Indian Finance Minister Arun Jaitley’s budget for 2015-2016 on Saturday had a great disappointment for the large community of overseas Indians as much as for the country’s stock exchanges.
All that the government seemed to say was that the non-resident Indians (NRIs) could participate in the nation building activities through their remittances.
In fact, if the country’s foreign exchange reserves continue to swell, it is largely due to the NRI remittances. More than 300 million Indians living abroad and sending home $75 billion a year lead the world in remittances.
Expatriates who make such significant contributions to India’s financial strength have so far not got their due importance.
The government, which rolls the red carpet for foreign direct investors and exporters, does not see expatriates who send home money that is two and a half times that of foreign direct investment.
Expatriates could be given priority in public issues of equities. The 40 percent reservation that was given to NRIs in initial public offerings (IPOs) should be reinstated. Also, the complex procedures for stock market investment could be reviewed.
Expatriates should be allowed to invest in public provident fund. They want housing complexes to be built for them. They should be permitted to invest in agriculture sector. They want a raise in the limit on goods like gold that can be taken home.
The budget also had the Sensex volatile throughout the trading session. The Bombay Stock Exchange, which is usually closed on Saturdays, remained open for the budget. It was down slightly as the lack of major reforms hit investor sentiment. It fell 0.43 percent, or 126.38 points, to 29,093.74 points.

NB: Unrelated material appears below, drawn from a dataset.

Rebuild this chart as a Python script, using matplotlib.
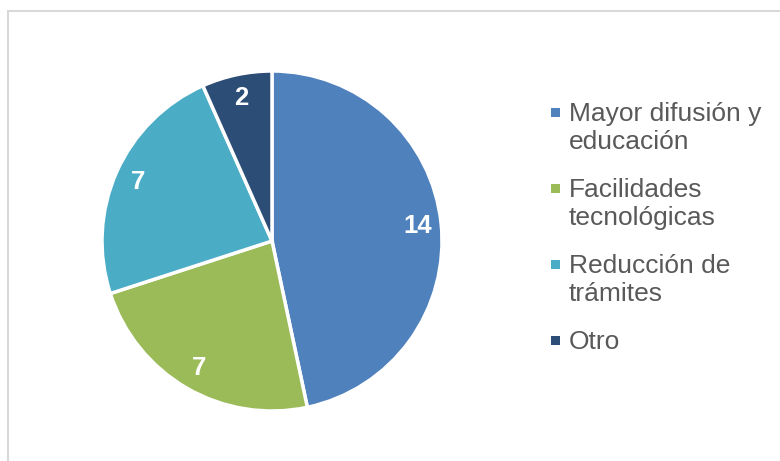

The important health sector also has not received adequate attention and allocation in the budget as we all know Asia’s third-largest economy spends about 1 percent of its gross domestic product (GDP) on public health, compared with 3 percent in China and 8.3 percent in the United States.
The Indian economy is slated to grow at 7.4 percent in the current fiscal year, which ends in March, and will continue to grow between 8.1 and 8.5 percent in the next year.
Despite new figures showing the economy is growing faster than previously thought, many ordinary Indians have yet to feel the benefit and are tired of waiting for change.
However, there seems to be no clear roadmap as to how the government will augment its revenues (Rs.1,41,575 crores) to meet its expenditure (Rs.1,777,477 crores) during the year.